Today I read chapters 5 of 6 of the Linz book. Chapter 5 talks about context-free languages. Context-free language is a broader set of languages which is able to represent programming languages syntaxes, as opposed to regular languages only able to represent certain tokens. Regular language is a subset of context-free language. Further, I learned about parsing and ambiguity in 5.2 and how to use derivation trees to check ambiguity.
Chapter 6 is simplification of context-free grammars and normal forms of them. To simplify a context-free grammar, there are three goals: no unit productions, no useless variables, and no λ-productions. It is proved in the book that every context-free grammar can be transformed to achieve these three goals. Then the book gives definitions for two common normal forms: Chomsky Normal Form, which has at most two variables on the right side, and Greibach Normal Form, in which all productions have the form A → ax, where a is a terminal symbol and x is a star-union of variables. According to the book, Chomsky form is helpful for testing membership. I am still a little confused with this membership-testing algorithm, but I will be able to understand it.
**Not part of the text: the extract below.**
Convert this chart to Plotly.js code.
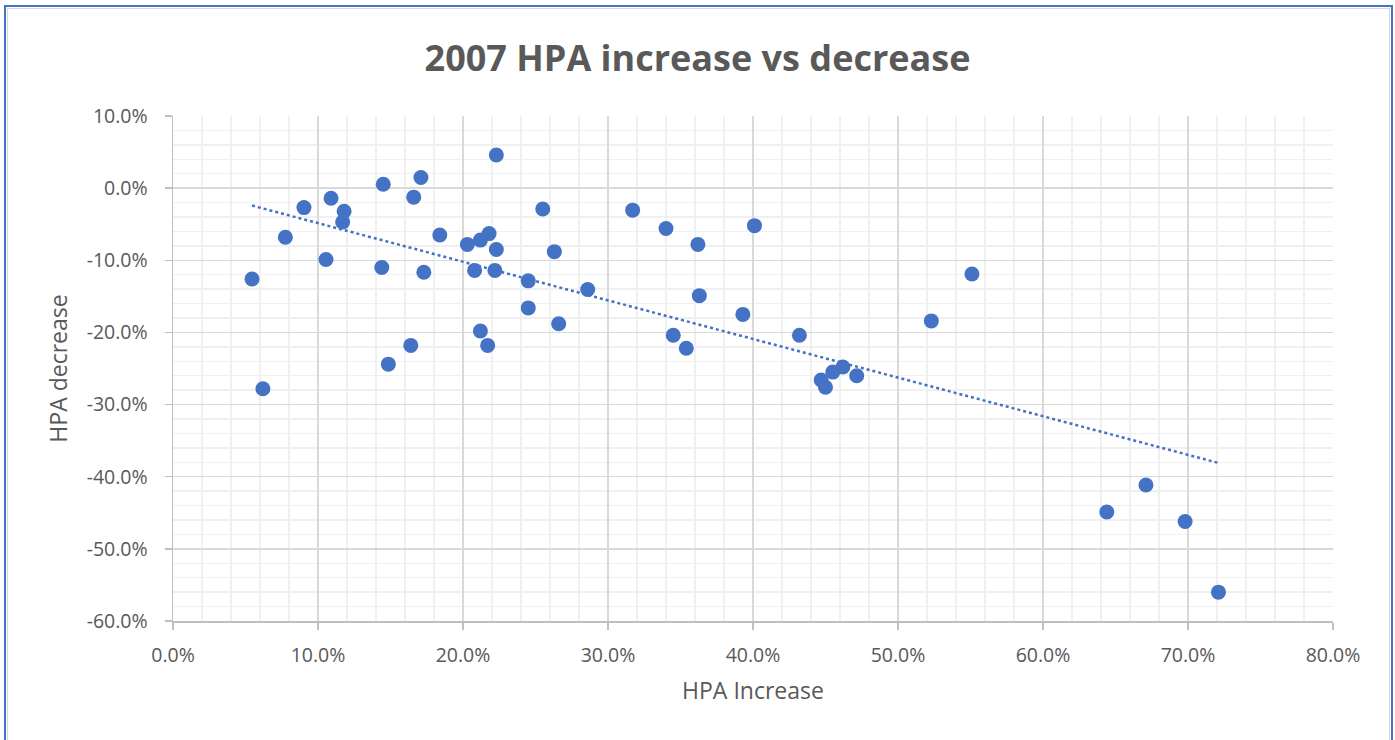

The next chapter is about Pushdown Automata, which is similar to Finite Automata. The relationship between FA and regular languages is similar to the relationship between Pushdown Automata and context-free languages. I will read about this in the weekend.
I also read one paper by Shaffer that introduces JSAV library on which OpenDSA project is built on. Citation and summary can be found here. There goes my first week on JFLAP. Can’t wait to start coding!
The development of online version of JFLAP depends heavily on JSAV, so it is essential for me to understand the design patterns and concepts behind JSAV. The product that I contribute to this summer should conform to the general patterns of other eTextbooks in the OpenDSA projects.